---
title: Small $L_1$ norm solution to a linear Diophantine equation 
tags: number theory
---

Let $a=(a_1,\ldots,a_n)$ be $n$ integers with $\gcd(a_1,\ldots,a_n)=1$. There exists a integral vector $x=(x_1,\ldots,x_n)$, such that $\sum_{i=1}^n x_ia_i = 1$. How large is the solution $x$? By [Bézout's lemma](https://en.wikipedia.org/wiki/Bézout%27s_identity), when $n=2$, we can obtain that $\|x\|\leq \|a\|$. Here $\|\cdot \|$ is the $L_1$ norm. 
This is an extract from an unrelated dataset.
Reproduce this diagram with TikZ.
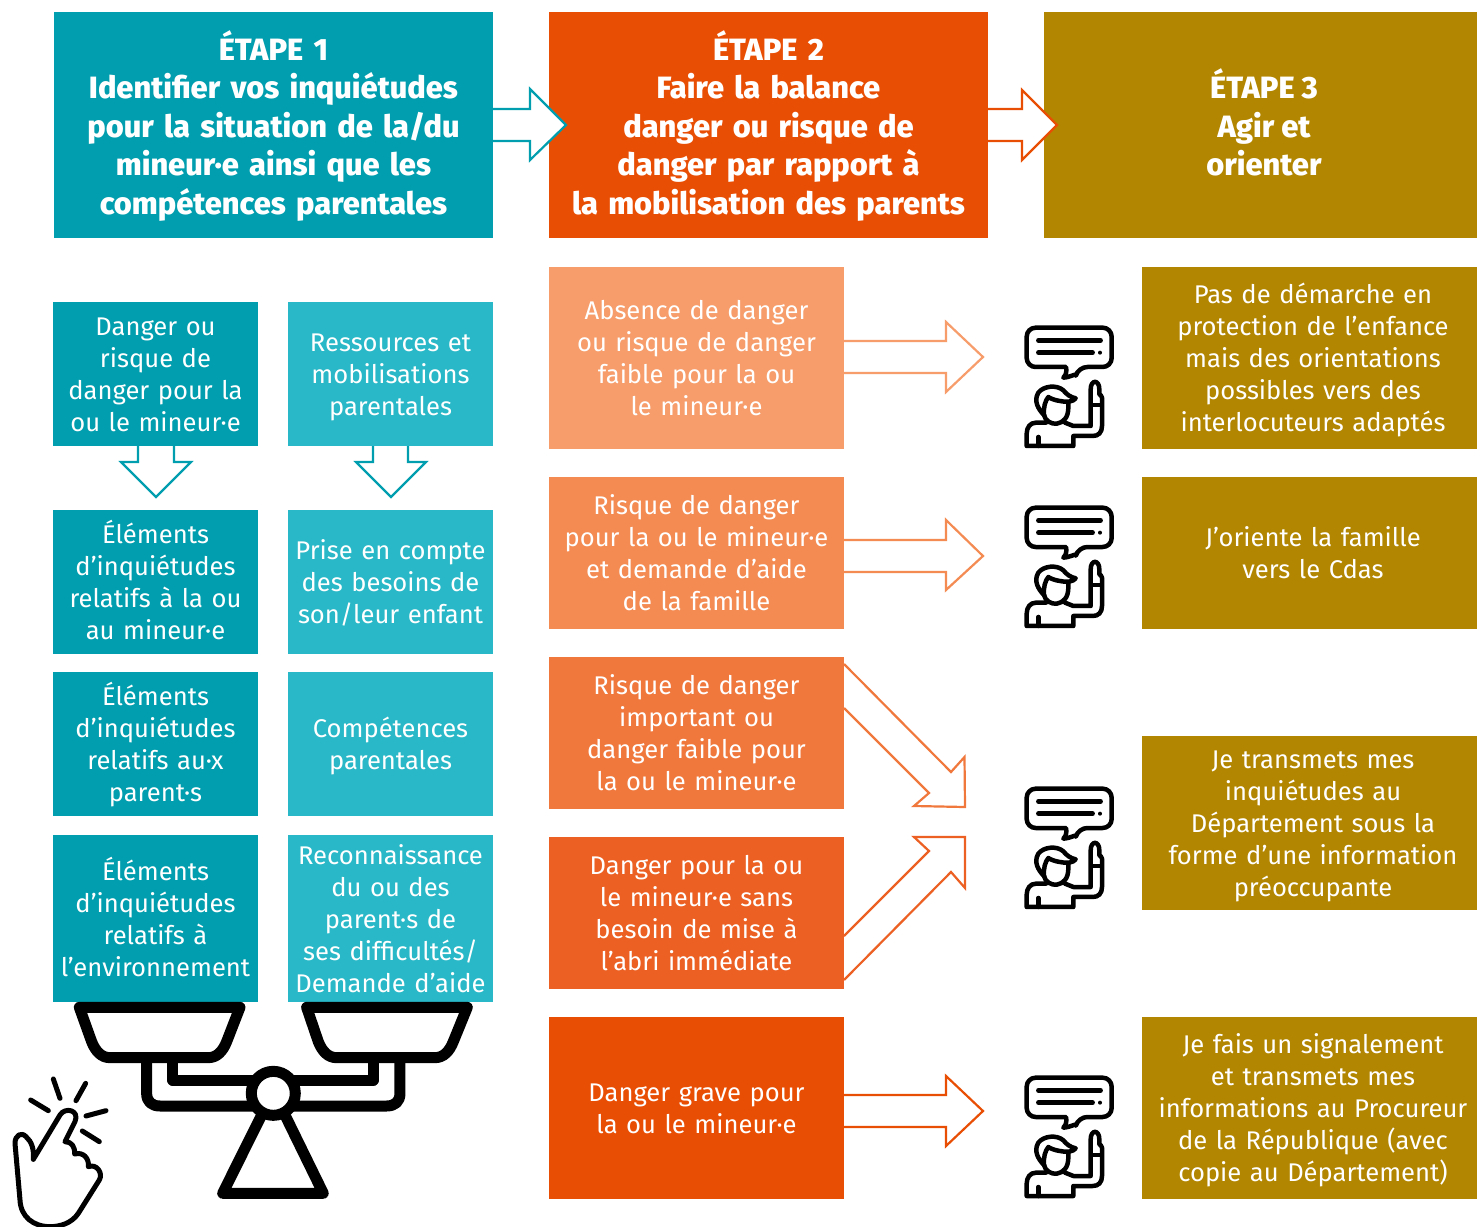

However, I could not find a general bound of $\|x\|$ anywhere. Here we prove that the bound on $\|x\|$ is true in general. Before that, we first introduce a lemma from [@Ford1996].

::: {.Lemma #lem}
  Let $a=(a_1,\ldots,a_n)$ be a vector of positive integers with at least $2$ elements, it does not contain $1$ and $\gcd(a)=1$. If $g_k = \gcd(a_k,\ldots,a_n)$, then there exist a solution to 
  \[
  \sum_{i=1}^n x_i a_i = 1
  \] 
  such that for all $1\leq i\leq n-1$,
  \[
  |x_i|\leq \frac{g_{i+1}}{2g_i}
  \]
  and $|x_n|\leq \frac{\max(a_1,\ldots,a_{n-1})}{2}$.
:::
::: Theorem
  Let $a$ be a vector of positive integers such that $\gcd(a)=1$, then there exists a integral solution to $x \cdot a=1$ such that $\|x\|\leq \frac{1}{2}(\min(a)+\max(a))$.
:::
::: Proof
  Let $a=(a_1,\ldots,a_n)$. Let $a_n=\min(a)$. We can assume $1$ is not in $a$, otherwise we can find $x$ such that $\|x\|=1$. Let $g_i = \gcd(a_i,\ldots,a_n)$. Hence $g_n = \min(a)$. We consider a solution to $\sum_{i=1}^n x_ia_i = 1$ satisfies [@lem]. 
  Let $I = \set{i | g_{i+1}\geq 2g_{i}, i\leq n-1}$ and $j=\min(I)$. 
  One can algebraically check that $a/b\leq a-b$ holds if both $a\geq 2b$ and $b\geq 2$. In particular, we have $\frac{g_{i+1}}{g_i} \leq g_{i+1}-g_i$ for all $i\in I\setminus \set{j}$.
  \[
  \sum_{i\in I} |x_i| \leq \frac{1}{2} \sum_{i\in I} \frac{g_{i+1}}{g_i} \leq \frac{g_{j+1}}{2} + \frac{1}{2} \sum_{i\in I, i\neq j} g_{i+1} - g_i \leq \frac{g_{j+1}}{2} + \frac{1}{2} \sum_{i=j+1}^{n-1} g_{i+1}-g_i = \frac{1}{2}g_n = \frac{\min(a)}{2}.
  \]

  \[
      \|x\| = \sum_{i=1}^n |x_i| = |x_n| + \sum_{i\in I} |x_i| \leq \frac{\min(a)+\max(a)}{2}
  \]
:::
::: Corollary 
  Let $a$ be a vector of integers such that $\gcd(a)=1$, then there exists a integral solution to $x \cdot a=1$ such that $\|x\|\leq \|a\|$.
:::